Aún hay gente que se pregunta cómo es posible que haya ganado Trump, pero lo difícil en una sociedad tan infantiloide como la nuestra no es que haya ganado Trump, sino que ganase hace ocho años un presidente tan culto y elegante como Obama. En realidad, Trump es el producto genuino de una sociedad la nuestra también que se ha vuelto pueril, que odia la responsabilidad individual y que desprecia los hechos objetivos porque prefiere sus confortables delirios ideológicos convertidos en tabúes incuestionables. Y también hay que contar, por supuesto, con la típica obcecación de una izquierda no menos infantiloide e irresponsable. Si en EEUU la izquierda se empeña en imponer un modelo ideológico de cuotas y de identidades varias, la minoría mayoritaria los hombres blancos de clase mediabaja que viven en las zonas rurales ha decidido pasar a la acción al ver que Trump era el candidato que por primera vez la representaba con todas las de la ley. Estados Unidos se ha convertido en un país escindido en dos mitades: las prósperas zonas urbanas de la Costa Este y Oeste, y en medio, una inmensa tierra baldía de pequeñas localidades arrasadas por la droga y la falta de expectativas laborales.

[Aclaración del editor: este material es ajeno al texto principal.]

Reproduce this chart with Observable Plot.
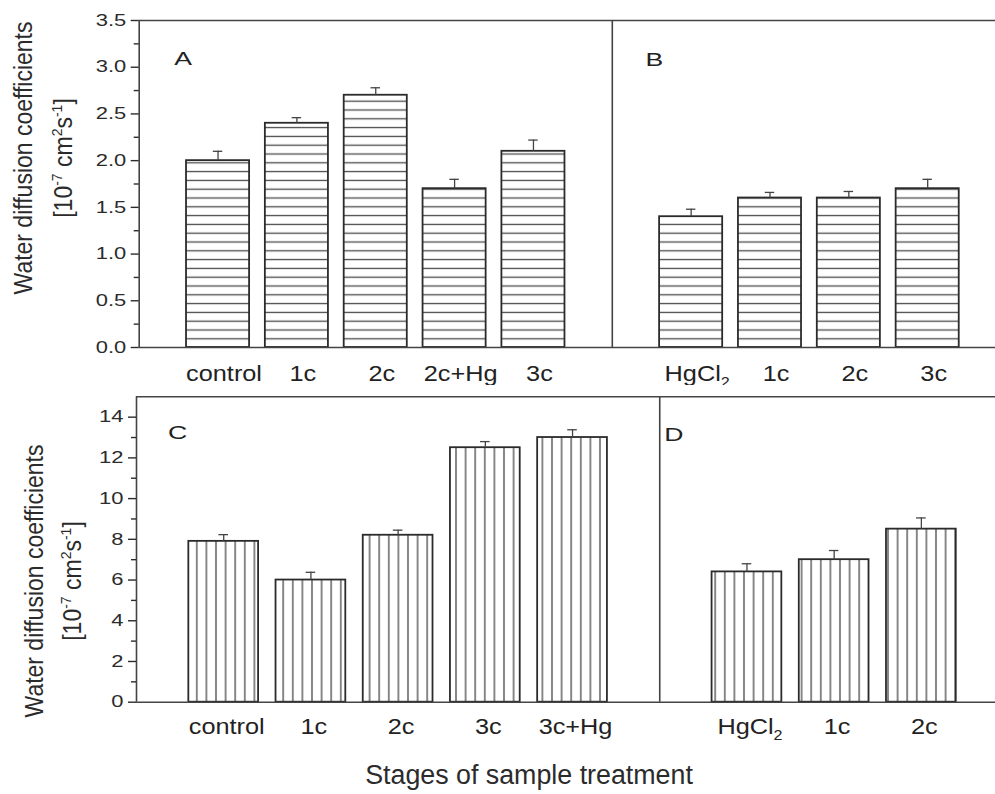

Hace unos años, la heroína y la metanfetamina eran un problema de los guetos urbanos de Chicago y Los Ángeles, pero ahora son un problema de las vastas áreas rurales donde los traficantes campan a sus anchas y donde el modo de vida tradicional la fábrica, la familia, la iglesia se ve amenazado por un montón de enemigos reales e imaginarios. Y el centro izquierda, por desgracia, no ha sido capaz de ver nada de esto, enfrascado como está en su fascinación identitaria por las minorías (los transgénero, los inmigrantes, las feministas, etc, etc). Vienen tiempos interesantes.